Exercise description: Please write the listing below out again exactly, leaving every picture behind.
* * * *
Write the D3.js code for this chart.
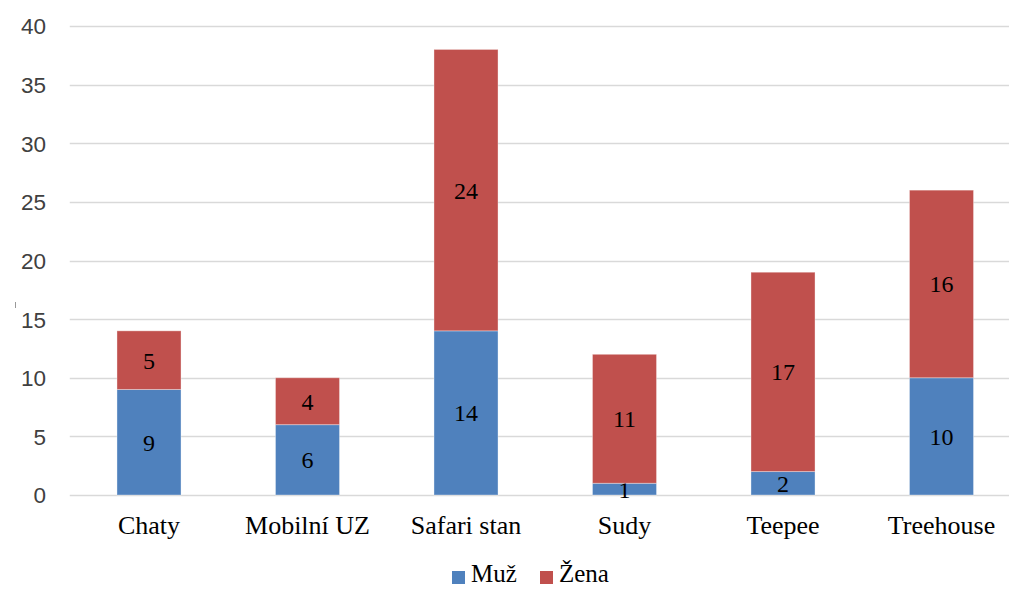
<!DOCTYPE html>
<html>
<head>
<meta charset="utf-8">
<script src="https://cdn.jsdelivr.net/npm/d3@7"></script>
<style>
  html, body { margin: 0; padding: 0; background: #fff; }
  svg { display: block; }
</style>
</head>
<body>
<svg id="chart" width="1009" height="589"></svg>
<script>
// Accommodation types and respondents by gender
const categories = ["Chaty", "Mobilní UZ", "Safari stan", "Sudy", "Teepee", "Treehouse"];
const muz = [9, 6, 14, 1, 2, 10];
const zena = [5, 4, 24, 11, 17, 16];
const seriesNames = ["Muž", "Žena"];
const seriesColors = ["#4F81BD", "#C0504D"];
const yTicks = [0, 5, 10, 15, 20, 25, 30, 35, 40];

const svg = d3.select("#chart");
const margin = { left: 69.75, right: -11.75, top: 26, bottom: 94 };
const width = 1009, height = 589;

const x = d3.scaleBand()
  .domain(categories)
  .range([margin.left, width - margin.right])
  .paddingInner(0.596)
  .paddingOuter(0.298);

const y = d3.scaleLinear()
  .domain([0, 40])
  .range([height - margin.bottom, margin.top]);

// Horizontal gridlines
svg.append("g")
  .selectAll("line")
  .data(yTicks)
  .join("line")
  .attr("x1", margin.left)
  .attr("x2", width)
  .attr("y1", d => Math.round(y(d)) + 0.5)
  .attr("y2", d => Math.round(y(d)) + 0.5)
  .attr("stroke", "#d9d9d9")
  .attr("stroke-width", 1.6);

// Y axis labels
const yAxis = d3.axisLeft(y).tickValues(yTicks).tickSize(0).tickPadding(0);
const gy = svg.append("g")
  .attr("transform", `translate(${46},0)`)
  .call(yAxis);
gy.select(".domain").remove();
gy.selectAll("text")
  .attr("font-family", "'Liberation Sans', sans-serif")
  .attr("font-size", 22.5)
  .attr("fill", "#404040")
  .attr("dy", "0.35em");

// Stack the two series
const rows = categories.map((c, i) => ({ cat: c, "Muž": muz[i], "Žena": zena[i] }));
const stacked = d3.stack().keys(seriesNames)(rows);

const layers = svg.append("g")
  .selectAll("g")
  .data(stacked)
  .join("g")
  .attr("fill", (d, i) => seriesColors[i]);

layers.selectAll("rect")
  .data(d => d)
  .join("rect")
  .attr("x", d => x(d.data.cat))
  .attr("width", x.bandwidth())
  .attr("y", d => y(d[1]))
  .attr("height", d => y(d[0]) - y(d[1]))
  .attr("stroke", "rgba(255,255,255,0.35)")
  .attr("stroke-width", 1);

// Value labels centred in each segment
layers.selectAll("text")
  .data(d => d.map(s => ({ s, key: d.key })))
  .join("text")
  .attr("x", d => x(d.s.data.cat) + x.bandwidth() / 2)
  .attr("y", d => y((d.s[0] + d.s[1]) / 2))
  .attr("dy", "0.35em")
  .attr("text-anchor", "middle")
  .attr("font-family", "'Liberation Serif', serif")
  .attr("font-size", 24)
  .attr("fill", "#000")
  .text(d => d.s.data[d.key]);

// Category labels
const xAxis = d3.axisBottom(x).tickSize(0).tickPadding(0);
const gx = svg.append("g")
  .attr("transform", `translate(0,${y(0)})`)
  .call(xAxis);
gx.select(".domain").remove();
gx.selectAll("text")
  .attr("font-family", "'Liberation Serif', serif")
  .attr("font-size", 26)
  .attr("fill", "#000")
  .attr("y", 39)
  .attr("dy", "0");

// Small vertical mark beside the axis
svg.append("line")
  .attr("x1", 15.5).attr("x2", 15.5)
  .attr("y1", 302).attr("y2", 308)
  .attr("stroke", "#999").attr("stroke-width", 1);

// Legend
const legendItems = [
  { name: seriesNames[0], color: seriesColors[0], x: 452 },
  { name: seriesNames[1], color: seriesColors[1], x: 540 }
];
const lg = svg.append("g");
legendItems.forEach(it => {
  lg.append("rect")
    .attr("x", it.x).attr("y", 571)
    .attr("width", 13).attr("height", 13)
    .attr("fill", it.color);
  lg.append("text")
    .attr("x", it.x + 19).attr("y", 582)
    .attr("font-family", "'Liberation Serif', serif")
    .attr("font-size", 25)
    .attr("fill", "#000")
    .text(it.name);
});
</script>
</body>
</html>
* * * *
Solution to the exercise:
Write the D3.js code for this chart.
<!DOCTYPE html>
<html>
<head>
<meta charset="utf-8">
<script src="https://cdn.jsdelivr.net/npm/d3@7"></script>
<style>
  html, body { margin: 0; padding: 0; background: #fff; }
  svg { display: block; }
</style>
</head>
<body>
<svg id="chart" width="1009" height="589"></svg>
<script>
// Accommodation types and respondents by gender
const categories = ["Chaty", "Mobilní UZ", "Safari stan", "Sudy", "Teepee", "Treehouse"];
const muz = [9, 6, 14, 1, 2, 10];
const zena = [5, 4, 24, 11, 17, 16];
const seriesNames = ["Muž", "Žena"];
const seriesColors = ["#4F81BD", "#C0504D"];
const yTicks = [0, 5, 10, 15, 20, 25, 30, 35, 40];

const svg = d3.select("#chart");
const margin = { left: 69.75, right: -11.75, top: 26, bottom: 94 };
const width = 1009, height = 589;

const x = d3.scaleBand()
  .domain(categories)
  .range([margin.left, width - margin.right])
  .paddingInner(0.596)
  .paddingOuter(0.298);

const y = d3.scaleLinear()
  .domain([0, 40])
  .range([height - margin.bottom, margin.top]);

// Horizontal gridlines
svg.append("g")
  .selectAll("line")
  .data(yTicks)
  .join("line")
  .attr("x1", margin.left)
  .attr("x2", width)
  .attr("y1", d => Math.round(y(d)) + 0.5)
  .attr("y2", d => Math.round(y(d)) + 0.5)
  .attr("stroke", "#d9d9d9")
  .attr("stroke-width", 1.6);

// Y axis labels
const yAxis = d3.axisLeft(y).tickValues(yTicks).tickSize(0).tickPadding(0);
const gy = svg.append("g")
  .attr("transform", `translate(${46},0)`)
  .call(yAxis);
gy.select(".domain").remove();
gy.selectAll("text")
  .attr("font-family", "'Liberation Sans', sans-serif")
  .attr("font-size", 22.5)
  .attr("fill", "#404040")
  .attr("dy", "0.35em");

// Stack the two series
const rows = categories.map((c, i) => ({ cat: c, "Muž": muz[i], "Žena": zena[i] }));
const stacked = d3.stack().keys(seriesNames)(rows);

const layers = svg.append("g")
  .selectAll("g")
  .data(stacked)
  .join("g")
  .attr("fill", (d, i) => seriesColors[i]);

layers.selectAll("rect")
  .data(d => d)
  .join("rect")
  .attr("x", d => x(d.data.cat))
  .attr("width", x.bandwidth())
  .attr("y", d => y(d[1]))
  .attr("height", d => y(d[0]) - y(d[1]))
  .attr("stroke", "rgba(255,255,255,0.35)")
  .attr("stroke-width", 1);

// Value labels centred in each segment
layers.selectAll("text")
  .data(d => d.map(s => ({ s, key: d.key })))
  .join("text")
  .attr("x", d => x(d.s.data.cat) + x.bandwidth() / 2)
  .attr("y", d => y((d.s[0] + d.s[1]) / 2))
  .attr("dy", "0.35em")
  .attr("text-anchor", "middle")
  .attr("font-family", "'Liberation Serif', serif")
  .attr("font-size", 24)
  .attr("fill", "#000")
  .text(d => d.s.data[d.key]);

// Category labels
const xAxis = d3.axisBottom(x).tickSize(0).tickPadding(0);
const gx = svg.append("g")
  .attr("transform", `translate(0,${y(0)})`)
  .call(xAxis);
gx.select(".domain").remove();
gx.selectAll("text")
  .attr("font-family", "'Liberation Serif', serif")
  .attr("font-size", 26)
  .attr("fill", "#000")
  .attr("y", 39)
  .attr("dy", "0");

// Small vertical mark beside the axis
svg.append("line")
  .attr("x1", 15.5).attr("x2", 15.5)
  .attr("y1", 302).attr("y2", 308)
  .attr("stroke", "#999").attr("stroke-width", 1);

// Legend
const legendItems = [
  { name: seriesNames[0], color: seriesColors[0], x: 452 },
  { name: seriesNames[1], color: seriesColors[1], x: 540 }
];
const lg = svg.append("g");
legendItems.forEach(it => {
  lg.append("rect")
    .attr("x", it.x).attr("y", 571)
    .attr("width", 13).attr("height", 13)
    .attr("fill", it.color);
  lg.append("text")
    .attr("x", it.x + 19).attr("y", 582)
    .attr("font-family", "'Liberation Serif', serif")
    .attr("font-size", 25)
    .attr("fill", "#000")
    .text(it.name);
});
</script>
</body>
</html>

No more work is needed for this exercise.